- _Data extract_
■ ■ ■

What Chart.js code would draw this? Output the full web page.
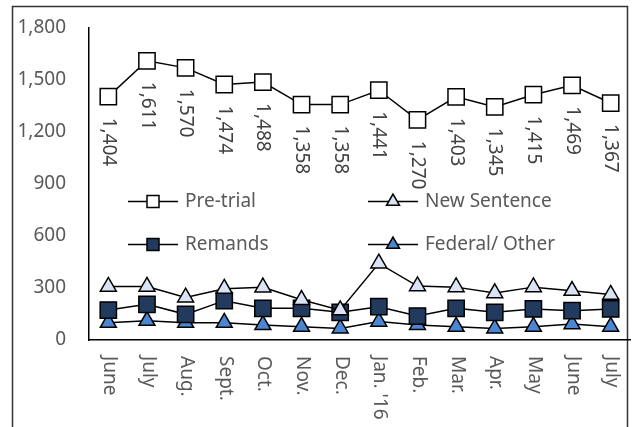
<!DOCTYPE html>
<html>
<head>
<meta charset="utf-8">
<script src="https://cdn.jsdelivr.net/npm/chart.js@4/dist/chart.umd.min.js"></script>
<style>
html,body{margin:0;padding:0;background:#fff;}
#wrap{position:relative;width:632px;height:427px;overflow:hidden;}
canvas{display:block;}
</style>
</head>
<body>
<div id="wrap"><canvas id="c" width="632" height="427"></canvas></div>
<script>
const categories = ["June","July","Aug.","Sept.","Oct.","Nov.","Dec.","Jan. '16","Feb.","Mar.","Apr.","May","June","July"];
const preTrial = [1404,1611,1570,1474,1488,1358,1358,1441,1270,1403,1345,1415,1469,1367];
const newSentence = [308,308,246,296,304,232,172,442,311,305,271,305,284,262];
const remands = [173,206,148,227,183,183,160,192,138,183,160,179,169,179];
const federalOther = [100,111,100,100,87,77,67,106,87,77,67,77,92,77];
const yTicks = [0,300,600,900,1200,1500,1800];

const FONT = '"Noto Sans", sans-serif';
const FS = 19;
const fmt = v => v.toLocaleString('en-US');

function drawMarker(ctx, style, x, y, r, fill) {
  ctx.save();
  ctx.beginPath();
  if (style === 'rect') {
    const s = Math.SQRT1_2 * r;
    ctx.rect(x - s, y - s, 2 * s, 2 * s);
  } else {
    ctx.moveTo(x, y - r);
    ctx.lineTo(x + r * Math.sin(2*Math.PI/3), y - r * Math.cos(2*Math.PI/3));
    ctx.lineTo(x + r * Math.sin(4*Math.PI/3), y - r * Math.cos(4*Math.PI/3));
    ctx.closePath();
  }
  ctx.fillStyle = fill;
  ctx.fill();
  ctx.lineWidth = 1.5;
  ctx.strokeStyle = '#000';
  ctx.stroke();
  ctx.restore();
}

const customPlugin = {
  id: 'custom',
  beforeDraw(chart) {
    const ctx = chart.ctx;
    ctx.save();
    ctx.strokeStyle = '#333';
    ctx.lineWidth = 1.5;
    ctx.strokeRect(12.5, 6.5, 615, 500);
    ctx.restore();
  },
  afterDraw(chart) {
    const ctx = chart.ctx;
    const xs = chart.scales.x;
    const ca = chart.chartArea;
    ctx.save();
    ctx.font = FS + 'px ' + FONT;
    ctx.fillStyle = '#595959';
    ctx.textAlign = 'left';
    ctx.textBaseline = 'middle';
    categories.forEach((c, i) => {
      const x = xs.getPixelForValue(i);
      ctx.save();
      ctx.translate(x + 1, ca.bottom + 16);
      ctx.rotate(Math.PI / 2);
      ctx.fillText(c, 0, 0);
      ctx.restore();
    });
    ctx.restore();
    const meta = chart.getDatasetMeta(0);
    ctx.save();
    ctx.font = FS + 'px ' + FONT;
    ctx.fillStyle = '#404040';
    ctx.textAlign = 'left';
    ctx.textBaseline = 'middle';
    meta.data.forEach((pt, i) => {
      ctx.save();
      ctx.translate(pt.x, pt.y + 21);
      ctx.rotate(Math.PI / 2);
      ctx.fillText(fmt(preTrial[i]), 0, 0);
      ctx.restore();
    });
    ctx.restore();
    const items = [
      {ds: 0, x: 128, y: 201.5},
      {ds: 1, x: 368, y: 201.5},
      {ds: 2, x: 128, y: 244.5},
      {ds: 3, x: 368, y: 244.5}
    ];
    ctx.save();
    ctx.font = FS + 'px ' + FONT;
    ctx.textAlign = 'left';
    ctx.textBaseline = 'middle';
    items.forEach(it => {
      const d = chart.data.datasets[it.ds];
      ctx.beginPath();
      ctx.moveTo(it.x, it.y);
      ctx.lineTo(it.x + 50, it.y);
      ctx.strokeStyle = '#000';
      ctx.lineWidth = 1.5;
      ctx.stroke();
      drawMarker(ctx, d.pointStyle, it.x + 25, it.y, d.pointStyle === 'rect' ? 8.5 : 7.5, d.pointBackgroundColor);
      ctx.fillStyle = '#595959';
      ctx.fillText(d.label, it.x + 57, it.y);
    });
    ctx.restore();
  }
};

const mk = (label, data, style, fill, r) => ({
  label, data,
  borderColor: '#000', borderWidth: 1.5,
  pointStyle: style, pointRadius: r, pointHoverRadius: r,
  pointBackgroundColor: fill, pointBorderColor: '#000', pointBorderWidth: 1.5,
  tension: 0, fill: false
});

new Chart(document.getElementById('c'), {
  type: 'line',
  data: {
    labels: categories,
    datasets: [
      mk('Pre-trial', preTrial, 'rect', '#ffffff', 11.5),
      mk('New Sentence', newSentence, 'triangle', '#dae3f3', 9.2),
      mk('Remands', remands, 'rect', '#223a5e', 11.5),
      mk('Federal/ Other', federalOther, 'triangle', '#4a86d1', 9.2)
    ]
  },
  options: {
    responsive: false,
    animation: false,
    devicePixelRatio: 1,
    layout: {autoPadding: false, padding: {top: 28, right: 2, left: 0, bottom: 0}},
    plugins: {legend: {display: false}, tooltip: {enabled: false}},
    scales: {
      x: {
        offset: true,
        grid: {display: false, drawTicks: false},
        border: {display: true, color: '#000', width: 1.5},
        ticks: {display: false},
        afterFit(s) { s.height = 87; s.paddingLeft = 0; s.paddingRight = 0; }
      },
      y: {
        min: 0, max: 1800,
        afterBuildTicks(s) { s.ticks = yTicks.map(v => ({value: v})); },
        grid: {display: false, drawTicks: false},
        border: {display: true, color: '#000', width: 1.5},
        ticks: {
          padding: 23,
          color: '#595959',
          font: {family: FONT, size: FS},
          callback: v => fmt(v)
        },
        afterFit(s) { s.width = 89; s.paddingTop = 0; s.paddingBottom = 0; }
      }
    }
  },
  plugins: [customPlugin]
});
</script>
</body>
</html>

■ ■ ■

- _Work to complete_
Exclude every picture and copy the remaining data exactly.

- _Exercise response_
What Chart.js code would draw this? Output the full web page.
<!DOCTYPE html>
<html>
<head>
<meta charset="utf-8">
<script src="https://cdn.jsdelivr.net/npm/chart.js@4/dist/chart.umd.min.js"></script>
<style>
html,body{margin:0;padding:0;background:#fff;}
#wrap{position:relative;width:632px;height:427px;overflow:hidden;}
canvas{display:block;}
</style>
</head>
<body>
<div id="wrap"><canvas id="c" width="632" height="427"></canvas></div>
<script>
const categories = ["June","July","Aug.","Sept.","Oct.","Nov.","Dec.","Jan. '16","Feb.","Mar.","Apr.","May","June","July"];
const preTrial = [1404,1611,1570,1474,1488,1358,1358,1441,1270,1403,1345,1415,1469,1367];
const newSentence = [308,308,246,296,304,232,172,442,311,305,271,305,284,262];
const remands = [173,206,148,227,183,183,160,192,138,183,160,179,169,179];
const federalOther = [100,111,100,100,87,77,67,106,87,77,67,77,92,77];
const yTicks = [0,300,600,900,1200,1500,1800];

const FONT = '"Noto Sans", sans-serif';
const FS = 19;
const fmt = v => v.toLocaleString('en-US');

function drawMarker(ctx, style, x, y, r, fill) {
  ctx.save();
  ctx.beginPath();
  if (style === 'rect') {
    const s = Math.SQRT1_2 * r;
    ctx.rect(x - s, y - s, 2 * s, 2 * s);
  } else {
    ctx.moveTo(x, y - r);
    ctx.lineTo(x + r * Math.sin(2*Math.PI/3), y - r * Math.cos(2*Math.PI/3));
    ctx.lineTo(x + r * Math.sin(4*Math.PI/3), y - r * Math.cos(4*Math.PI/3));
    ctx.closePath();
  }
  ctx.fillStyle = fill;
  ctx.fill();
  ctx.lineWidth = 1.5;
  ctx.strokeStyle = '#000';
  ctx.stroke();
  ctx.restore();
}

const customPlugin = {
  id: 'custom',
  beforeDraw(chart) {
    const ctx = chart.ctx;
    ctx.save();
    ctx.strokeStyle = '#333';
    ctx.lineWidth = 1.5;
    ctx.strokeRect(12.5, 6.5, 615, 500);
    ctx.restore();
  },
  afterDraw(chart) {
    const ctx = chart.ctx;
    const xs = chart.scales.x;
    const ca = chart.chartArea;
    ctx.save();
    ctx.font = FS + 'px ' + FONT;
    ctx.fillStyle = '#595959';
    ctx.textAlign = 'left';
    ctx.textBaseline = 'middle';
    categories.forEach((c, i) => {
      const x = xs.getPixelForValue(i);
      ctx.save();
      ctx.translate(x + 1, ca.bottom + 16);
      ctx.rotate(Math.PI / 2);
      ctx.fillText(c, 0, 0);
      ctx.restore();
    });
    ctx.restore();
    const meta = chart.getDatasetMeta(0);
    ctx.save();
    ctx.font = FS + 'px ' + FONT;
    ctx.fillStyle = '#404040';
    ctx.textAlign = 'left';
    ctx.textBaseline = 'middle';
    meta.data.forEach((pt, i) => {
      ctx.save();
      ctx.translate(pt.x, pt.y + 21);
      ctx.rotate(Math.PI / 2);
      ctx.fillText(fmt(preTrial[i]), 0, 0);
      ctx.restore();
    });
    ctx.restore();
    const items = [
      {ds: 0, x: 128, y: 201.5},
      {ds: 1, x: 368, y: 201.5},
      {ds: 2, x: 128, y: 244.5},
      {ds: 3, x: 368, y: 244.5}
    ];
    ctx.save();
    ctx.font = FS + 'px ' + FONT;
    ctx.textAlign = 'left';
    ctx.textBaseline = 'middle';
    items.forEach(it => {
      const d = chart.data.datasets[it.ds];
      ctx.beginPath();
      ctx.moveTo(it.x, it.y);
      ctx.lineTo(it.x + 50, it.y);
      ctx.strokeStyle = '#000';
      ctx.lineWidth = 1.5;
      ctx.stroke();
      drawMarker(ctx, d.pointStyle, it.x + 25, it.y, d.pointStyle === 'rect' ? 8.5 : 7.5, d.pointBackgroundColor);
      ctx.fillStyle = '#595959';
      ctx.fillText(d.label, it.x + 57, it.y);
    });
    ctx.restore();
  }
};

const mk = (label, data, style, fill, r) => ({
  label, data,
  borderColor: '#000', borderWidth: 1.5,
  pointStyle: style, pointRadius: r, pointHoverRadius: r,
  pointBackgroundColor: fill, pointBorderColor: '#000', pointBorderWidth: 1.5,
  tension: 0, fill: false
});

new Chart(document.getElementById('c'), {
  type: 'line',
  data: {
    labels: categories,
    datasets: [
      mk('Pre-trial', preTrial, 'rect', '#ffffff', 11.5),
      mk('New Sentence', newSentence, 'triangle', '#dae3f3', 9.2),
      mk('Remands', remands, 'rect', '#223a5e', 11.5),
      mk('Federal/ Other', federalOther, 'triangle', '#4a86d1', 9.2)
    ]
  },
  options: {
    responsive: false,
    animation: false,
    devicePixelRatio: 1,
    layout: {autoPadding: false, padding: {top: 28, right: 2, left: 0, bottom: 0}},
    plugins: {legend: {display: false}, tooltip: {enabled: false}},
    scales: {
      x: {
        offset: true,
        grid: {display: false, drawTicks: false},
        border: {display: true, color: '#000', width: 1.5},
        ticks: {display: false},
        afterFit(s) { s.height = 87; s.paddingLeft = 0; s.paddingRight = 0; }
      },
      y: {
        min: 0, max: 1800,
        afterBuildTicks(s) { s.ticks = yTicks.map(v => ({value: v})); },
        grid: {display: false, drawTicks: false},
        border: {display: true, color: '#000', width: 1.5},
        ticks: {
          padding: 23,
          color: '#595959',
          font: {family: FONT, size: FS},
          callback: v => fmt(v)
        },
        afterFit(s) { s.width = 89; s.paddingTop = 0; s.paddingBottom = 0; }
      }
    }
  },
  plugins: [customPlugin]
});
</script>
</body>
</html>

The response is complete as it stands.